Asıl mesele, iş o noktaya gelmeden, öğrenmek için acı deneyimler yaşamayı beklemeden, kendi ihtiyaç ve taleplerimiz için kendi gücümüze güvenerek hareket etmeyi öğrenmekte. Kürt ve Türk halklarının çıkarı, bölgedeki ve dünyadaki diğer halklar gibi, emperyalizmden bağımsız, devrimci-sosyalist bir geleceği birlikte kurmaktadır. Emperyalist işgal devam ettiği sürece, Irak’ta ne bütünlüğün korunması nede bölünme halkların yararına olacaktır.
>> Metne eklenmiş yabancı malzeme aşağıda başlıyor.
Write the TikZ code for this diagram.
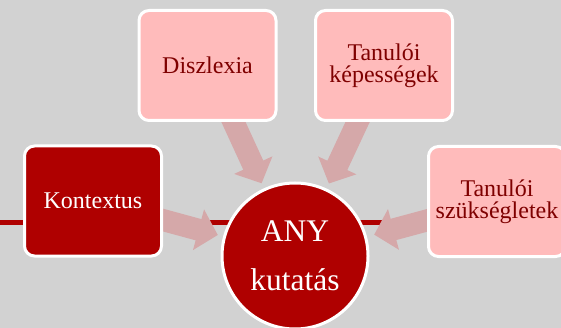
\documentclass[tikz,border=0pt]{standalone}
\usepackage{fontspec}
\setmainfont{Liberation Serif}
\usetikzlibrary{arrows.meta,calc}
\definecolor{bggray}{HTML}{D2D2D2}
\definecolor{darkred}{HTML}{AF0000}
\definecolor{pinkfill}{HTML}{FFBBBB}
\definecolor{pinktext}{HTML}{7F0000}
\definecolor{arrowpink}{HTML}{D5A8A9}
\begin{document}
\begin{tikzpicture}[x=1pt,y=-1pt,
  box/.style={draw=white, line width=3pt, rounded corners=10pt,
    minimum width=137pt, minimum height=110pt, align=center,
    font=\fontsize{24}{22}\selectfont, inner sep=0pt},
  darkbox/.style={box, fill=darkred, text=white},
  pinkbox/.style={box, fill=pinkfill, text=pinktext},
  hub/.style={circle, draw=white, line width=3pt, fill=darkred, text=white,
    minimum size=146pt, align=center, inner sep=0pt,
    font=\fontsize{31.5}{49}\selectfont},
  bigarrow/.style={draw=arrowpink, line width=22pt,
    -{Triangle[length=20pt,width=41pt]}},
  redline/.style={draw=darkred, line width=4.5pt}]
\useasboundingbox (0,0) rectangle (561,328);
\clip (0,0) rectangle (561,328);
\fill[bggray] (0,0) rectangle (561,328);
% node positions (behind everything drawn later)
\coordinate (c) at (295,256);
\coordinate (kpos) at (93,201);
\coordinate (dpos) at (207.5,65.5);
\coordinate (tpos) at (384,65.5);
\coordinate (spos) at (497,201.5);
\coordinate (lstart) at (0,222.5);
% red line
\draw[redline] (lstart) -- (lstart -| spos);
% arrows
\draw[bigarrow] (kpos) -- ($(c)!80pt!(kpos)$);
\draw[bigarrow] (dpos) -- ($(c)!80pt!(dpos)$);
\draw[bigarrow] (tpos) -- ($(c)!80pt!(tpos)$);
\draw[bigarrow] (spos) -- ($(c)!82pt!(spos)$);
% boxes
\node[darkbox] (kontextus) at (kpos) {Kontextus};
\node[pinkbox] (diszlexia) at (dpos) {Diszlexia};
\node[pinkbox] (kepessegek) at (tpos) {Tanulói\\képességek};
\node[pinkbox] (szuksegletek) at (spos) {Tanulói\\szükségletek};
% hub
\node[hub] (any) at (c) {ANY\\kutatás};
\end{tikzpicture}
\end{document}
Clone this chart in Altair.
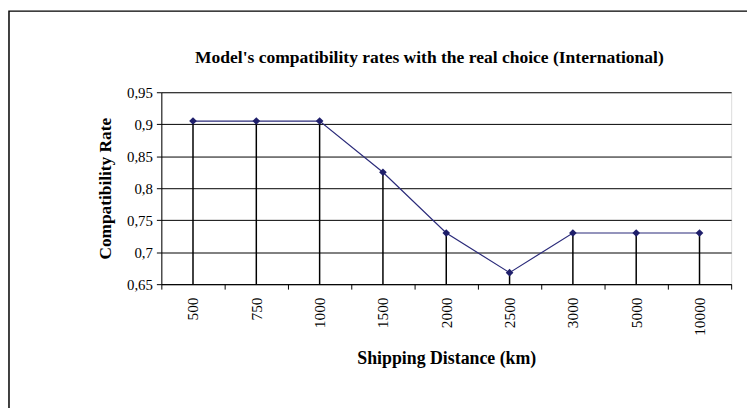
import altair as alt
import pandas as pd

distances = ["500", "750", "1000", "1500", "2000", "2500", "3000", "5000", "10000"]
rates = [0.905, 0.905, 0.905, 0.825, 0.73, 0.668, 0.73, 0.73, 0.73]
y_ticks = [0.65, 0.7, 0.75, 0.8, 0.85, 0.9, 0.95]
chart_title = "Model's compatibility rates with the real choice (International)"

df = pd.DataFrame({"dist": distances, "rate": rates})

FONT = "Liberation Serif"
W, H = 576, 194

xenc = alt.X("dist:N", sort=distances,
             scale=alt.Scale(type="band", paddingInner=0, paddingOuter=0),
             axis=alt.Axis(title="Shipping Distance (km)", labelAngle=-90,
                           tickBand="extent", tickSize=5, tickColor="black",
                           domainColor="black", labelFont=FONT, labelFontSize=15.5,
                           labelColor="black", labelPadding=8, labelAlign="right",
                           labelBaseline="middle",
                           titleFont=FONT, titleFontSize=18, titleFontWeight="bold",
                           titleColor="black", titlePadding=14, grid=False))
yscale = alt.Scale(domain=[0.65, 0.95], nice=False, zero=False)
yenc = alt.Y("rate:Q", scale=yscale,
             axis=alt.Axis(title="Compatibility Rate", values=y_ticks,
                           labelExpr="replace(format(datum.value, '.2~f'), '.', ',')",
                           grid=True, gridColor="black", gridWidth=1, gridOpacity=1,
                           tickSize=5, tickColor="black", domainColor="black",
                           labelFont=FONT, labelFontSize=15, labelColor="black",
                           labelPadding=4,
                           titleFont=FONT, titleFontSize=17.5, titleFontWeight="bold",
                           titleColor="black", titlePadding=12))

base = alt.Chart(df)

drops = base.mark_rule(color="black", strokeWidth=1.5).encode(
    x=xenc, y=yenc, y2=alt.datum(0.65))
line = base.mark_line(color="#2B2B7A", strokeWidth=1.2).encode(x=xenc, y=yenc)
pts = base.mark_point(shape="diamond", filled=True, color="#1F1F6B", size=60, opacity=1).encode(
    x=xenc, y=yenc)

frame = alt.Chart(pd.DataFrame({"a": [0]})).mark_rect(
    fill=None, stroke="black", strokeWidth=1.5, clip=False).encode(
    x=alt.value(-154), x2=alt.value(W + 40), y=alt.value(-82), y2=alt.value(H + 150))

title_txt = alt.Chart(pd.DataFrame({"t": [chart_title]})).mark_text(
    font=FONT, fontSize=17.7, fontWeight="bold", color="black",
    align="center", baseline="alphabetic").encode(
    text="t:N", x=alt.value(271), y=alt.value(-30))

chart = alt.layer(frame, drops, line, pts, title_txt).properties(
    width=W, height=H,
    autosize=alt.AutoSizeParams(type="none"),
    padding={"left": 155, "top": 83, "right": 16, "bottom": 123},
).configure_view(stroke="#A0A0A0", strokeWidth=1).configure(background="white")

chart.save("out.html", embed_options={"renderer": "svg", "actions": False})
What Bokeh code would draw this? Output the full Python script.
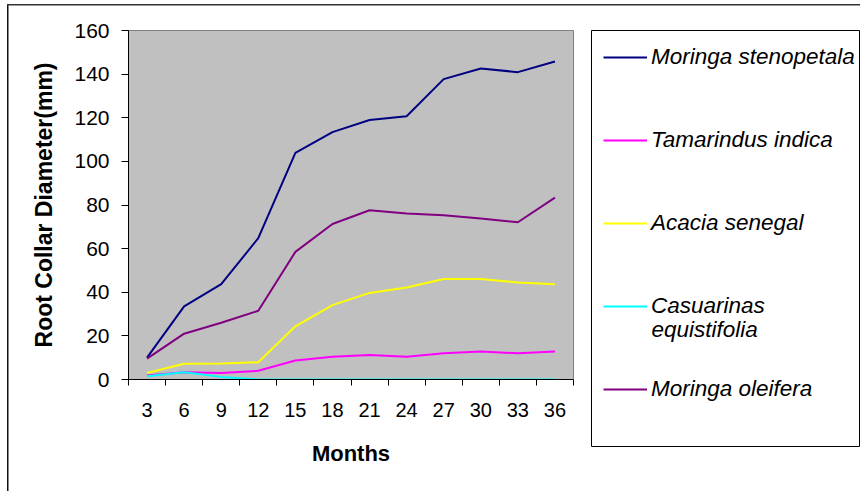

Kürt halkının kurtuluşu, işgal edilmiş, yakılıp-yıkılmış bir Irak’ta Amerikan mandası bir kukla yönetimle değil, Irak’taki ve bölgedeki diğer halklarla birlikte emperyalist işgal ve sömürüye karşı, özgürlük ve bağımsızlık için mücadeleyle gerçekleşecek. Kuzey Kürtleri’ne karşı Amerikan destekli inkar ve imha arekatı da sadece bu yolla boşa çıkarılabilecektir.